In an on-site disaster situation, you can adjust the DNS weighting and send all traffic to the AWS servers. The capacity of the AWS service can be rapidly increased to handle the full production load. EC2 Auto Scaling can be used to automate this process. You may need some application logic to detect the failure of the primary database services and cut over to the parallel database services running in AWS.
The cost of this scenario is determined by how much production traffic is handled by AWS in normal operation. In the recovery phase, you only pay for what you use in addition and for the duration that the DR environment is required at full scale. You can further reduce cost by purchasing Reserved Instances for your “always on” AWS servers.
Preparation Phase:
In the figure below, we see the use of DNS to route a portion of the traffic to the AWS site. The application on AWS may access data sources in the on-site production system. Data is replicated or mirrored to AWS infrastructure.
The preparation phase of the “Multi-Site” scenario.
Key points for preparation:
- Set up your AWS environment to duplicate your production environment.
- Set up DNS weighting or similar technology to distribute incoming requests to both sites.
Recovery Phase:
The figure below shows what happens when a disaster occurs on-site. Traffic is cut over to the AWS infrastructure by updating DNS.
The recovery phase of the “multi-site” scenario involving on-site and AWS infrastructure.
Key points for recovery:
- Change the DNS weighting, so that all requests are sent to the AWS site.
- Have application logic for failover to use the local AWS database servers.
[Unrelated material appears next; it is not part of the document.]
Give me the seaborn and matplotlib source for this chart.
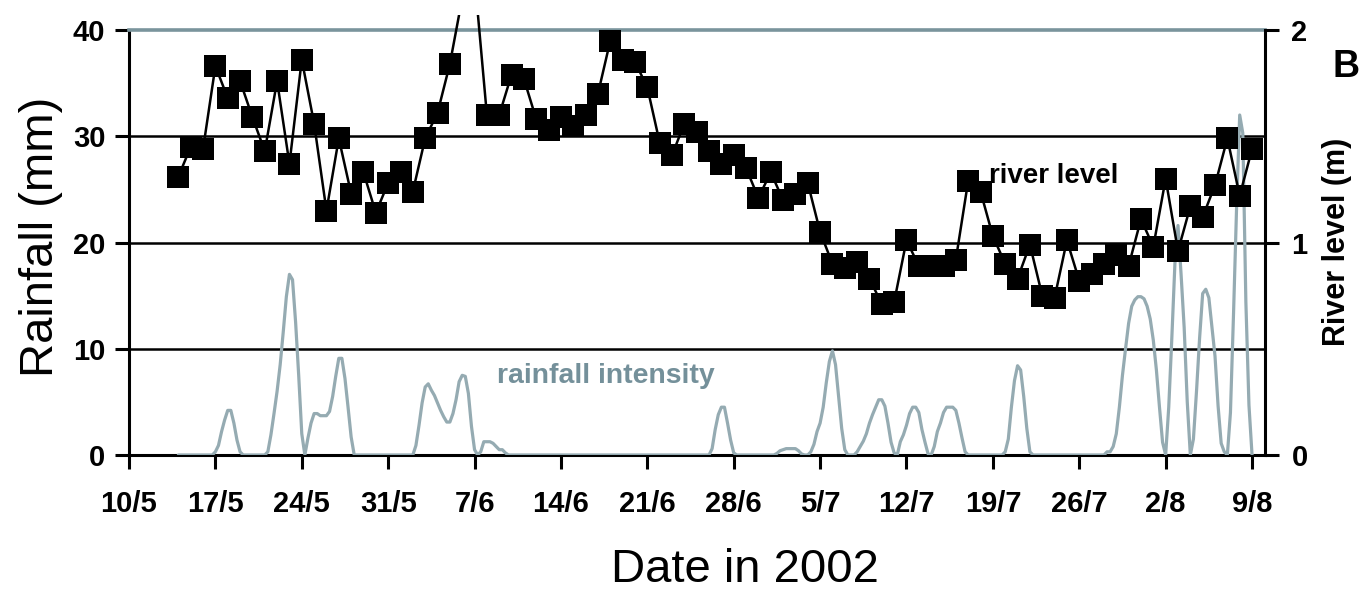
import numpy as np
import pandas as pd
import matplotlib
matplotlib.use("Agg")
import matplotlib.pyplot as plt
from matplotlib.transforms import Bbox, TransformedBbox
import seaborn as sns

sns.set_theme(style="white")
plt.rcParams["font.family"] = ["Liberation Sans", "DejaVu Sans"]
plt.rcParams.update({"text.color": "black", "axes.labelcolor": "black",
                     "xtick.color": "black", "ytick.color": "black"})

# Daily river level (m), 14/5/2002 - 9/8/2002
level_start = "2002-05-14"
river_level = [
    1.31, 1.45, 1.44, 1.83, 1.68, 1.76, 1.59, 1.43, 1.76, 1.37,
    1.86, 1.56, 1.15, 1.49, 1.23, 1.33, 1.14, 1.28, 1.33, 1.24,
    1.49, 1.61, 1.84, 2.15, 2.25, 1.60, 1.60, 1.79, 1.77, 1.58,
    1.53, 1.59, 1.55, 1.60, 1.70, 1.95, 1.86, 1.85, 1.73, 1.47,
    1.41, 1.56, 1.52, 1.43, 1.37, 1.41, 1.35, 1.21, 1.33, 1.20,
    1.23, 1.28, 1.05, 0.90, 0.88, 0.91, 0.83, 0.71, 0.72, 1.01,
    0.89, 0.89, 0.89, 0.92, 1.29, 1.24, 1.03, 0.90, 0.83, 0.99,
    0.75, 0.74, 1.01, 0.82, 0.85, 0.90, 0.94, 0.89, 1.11, 0.98,
    1.30, 0.96, 1.17, 1.12, 1.27, 1.49, 1.22, 1.44,
]

# 6-hourly rainfall intensity (mm); readings outside these wet spells are zero
rain_start = "2002-05-14 00:00"
rain_end = "2002-08-09 00:00"
rain_spells = {
    "2002-05-17 00:00": [0.3, 0.9, 2.2, 3.3, 4.2, 4.2, 3.0, 1.4, 0.3],
    "2002-05-21 06:00": [0.3, 1.9, 3.9, 6.0, 8.5, 11.6, 14.9, 17.0, 16.5, 12.5, 7.5, 2.0],
    "2002-05-24 12:00": [1.6, 3.0, 3.9, 3.9, 3.7, 3.7, 3.7, 4.1, 5.5, 7.4, 9.1, 9.1, 7.2, 4.5, 1.7],
    "2002-06-02 06:00": [0.9, 2.8, 4.9, 6.4, 6.7, 6.1, 5.6, 4.9, 4.2, 3.6, 3.1, 3.1, 3.9, 5.2,
                         6.9, 7.5, 7.4, 5.8, 2.7, 0.5],
    "2002-06-07 12:00": [0.3, 1.25, 1.25, 1.25, 1.1, 0.8, 0.5, 0.5, 0.2],
    "2002-06-26 06:00": [0.6, 2.4, 3.8, 4.5, 4.5, 3.0, 1.4, 0.2],
    "2002-07-01 12:00": [0.15, 0.4, 0.5, 0.6, 0.6, 0.6, 0.6, 0.4, 0.1],
    "2002-07-04 06:00": [0.3, 1.0, 2.2, 3.0, 4.5, 6.8, 8.8, 9.8, 8.5, 5.5, 2.5, 0.5],
    "2002-07-08 00:00": [0.3, 0.8, 1.3, 2.0, 3.0, 3.8, 4.5, 5.2, 5.2, 4.6, 3.0, 1.2, 0.2],
    "2002-07-11 12:00": [1.25, 1.9, 2.8, 3.9, 4.5, 4.5, 4.0, 2.4, 1.2, 0.1],
    "2002-07-14 06:00": [0.8, 2.2, 3.0, 4.0, 4.5, 4.5, 4.5, 4.2, 3.0, 1.6, 0.3],
    "2002-07-20 00:00": [0.3, 1.5, 4.5, 7.0, 8.4, 8.0, 5.5, 2.5, 0.3],
    "2002-07-28 06:00": [0.3, 0.3, 0.8, 2.0, 4.5, 7.5, 10.0, 12.4, 14.0, 14.6, 14.9, 14.9,
                         14.7, 14.0, 12.8, 10.8, 8.0, 4.5, 1.2, 0.0, 4.5, 11.0, 18.0, 21.6,
                         17.0, 12.0, 5.0, 0.0, 1.5, 6.0, 11.0, 15.2, 15.6, 14.8, 12.0, 9.3,
                         4.6, 1.1, 0.3, 0.0, 4.0, 13.3, 23.4, 32.0, 30.3, 14.4, 4.7],
}

tick_labels = ["10/5", "17/5", "24/5", "31/5", "7/6", "14/6", "21/6",
               "28/6", "5/7", "12/7", "19/7", "26/7", "2/8", "9/8"]
rain_ticks = [0, 10, 20, 30, 40]
level_ticks = [0, 1, 2]

# ---- assemble tables ----
rain_index = pd.date_range(rain_start, rain_end, freq="6h")
rain = pd.Series(0.0, index=rain_index)
for start, vals in rain_spells.items():
    rain.loc[pd.date_range(start, periods=len(vals), freq="6h")] = vals
rain_df = pd.DataFrame({"time": rain.index, "rainfall": rain.values})

level_df = pd.DataFrame({
    "time": pd.date_range(level_start, periods=len(river_level), freq="D"),
    "level": river_level,
})

# ---- figure ----
W, H = 1359, 591
fig = plt.figure(figsize=(W / 100, H / 100), dpi=100)
fig.subplots_adjust(left=129 / W, right=1265 / W, bottom=1 - 455 / H, top=1 - 30 / H)
ax = fig.add_subplot(111)
ax2 = ax.twinx()

rain_color = "#95abb2"
frame_grey = "#7a949c"

sns.lineplot(data=rain_df, x="time", y="rainfall", ax=ax, color=rain_color,
             linewidth=2.3, estimator=None, zorder=3)
sns.lineplot(data=level_df, x="time", y="level", ax=ax2, color="black",
             linewidth=1.8, marker="s", markersize=16, markeredgewidth=0,
             estimator=None)

# let the river trace run a little above the frame before it is cut
level_line = ax2.lines[0]
level_line.set_clip_path(None)
level_line.set_clip_box(TransformedBbox(Bbox([[0, 0], [1, 1 + 15 / 425]]), ax2.transAxes))

# x axis
x0 = pd.Timestamp("2002-05-10")
ax.set_xlim(x0, x0 + pd.Timedelta(days=92.05))
ax.set_xticks(pd.date_range(x0, periods=len(tick_labels), freq="7D"))
ax.set_xticklabels(tick_labels, fontsize=21, fontweight="bold")

# left axis: rainfall
ax.set_ylim(0, 40)
ax.set_yticks(rain_ticks)
ax.set_yticklabels([str(v) for v in rain_ticks], fontsize=21, fontweight="bold")
ax.yaxis.grid(True, color="black", linewidth=1.8)
ax.xaxis.grid(False)
gl = ax.get_ygridlines()
gl[0].set_visible(False)
gl[-1].set_visible(False)

# right axis: river level
ax2.set_ylim(0, 2)
ax2.set_yticks(level_ticks)
ax2.set_yticklabels([str(v) for v in level_ticks], fontsize=21, fontweight="bold")
ax2.grid(False)

ax.set_xlabel("")
ax.set_ylabel("")
ax2.set_ylabel("")

for name, sp in ax.spines.items():
    sp.set_linewidth(2.2)
    sp.set_color("black")
ax.spines["top"].set_color(frame_grey)
ax.spines["top"].set_linewidth(2.6)
ax.spines["right"].set_visible(False)
for name in ["top", "left", "bottom"]:
    ax2.spines[name].set_visible(False)
ax2.spines["right"].set_linewidth(2.2)
ax2.spines["right"].set_color("black")

ax.tick_params(axis="y", direction="out", length=10, width=2.2, color="black",
               labelcolor="black", pad=7, left=True)
ax.tick_params(axis="x", direction="out", length=10, width=2.2, color="black",
               labelcolor="black", pad=15, bottom=True)
ax2.tick_params(axis="y", direction="out", length=10, width=2.2, color="black",
                labelcolor="black", pad=9, right=True)

# labels
fig.text(41 / W, 1 - 237 / H, "Rainfall (mm)", rotation=90, ha="center",
         va="center", fontsize=34, color="black")
fig.text(745 / W, 1 - 570 / H, "Date in 2002", ha="center", va="center",
         fontsize=34, color="black")
fig.text(1337 / W, 1 - 242 / H, "River level (m)", rotation=90, ha="center",
         va="center", fontsize=22, fontweight="bold", color="black")
fig.text(1346 / W, 1 - 67 / H, "B", ha="center", va="center", fontsize=27,
         fontweight="bold", color="black")

# series annotations
ax2.text(pd.Timestamp("2002-07-18 17:00"), 1.28, "river level", fontsize=20,
         fontweight="bold", color="black", ha="left", va="baseline")
ax.text(pd.Timestamp("2002-06-08 19:00"), 6.8, "rainfall intensity", fontsize=20.4,
        fontweight="bold", color="#74909a", ha="left", va="baseline")

fig.savefig("out.png", dpi=100)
- Consider using Auto scaling to automatically right-size the AWS fleet.
You can further increase the availability of your multi-site solution by designing Multi-AZ architectures.
Conclusion:
Disaster events pose a threat to your workload availability, but by using AWS Cloud services you can mitigate or remove these threats. By first understanding business requirements for your workload, you can choose an appropriate DR strategy. Then, using AWS services, you can design an architecture that achieves the recovery time and recovery point objectives your business needs.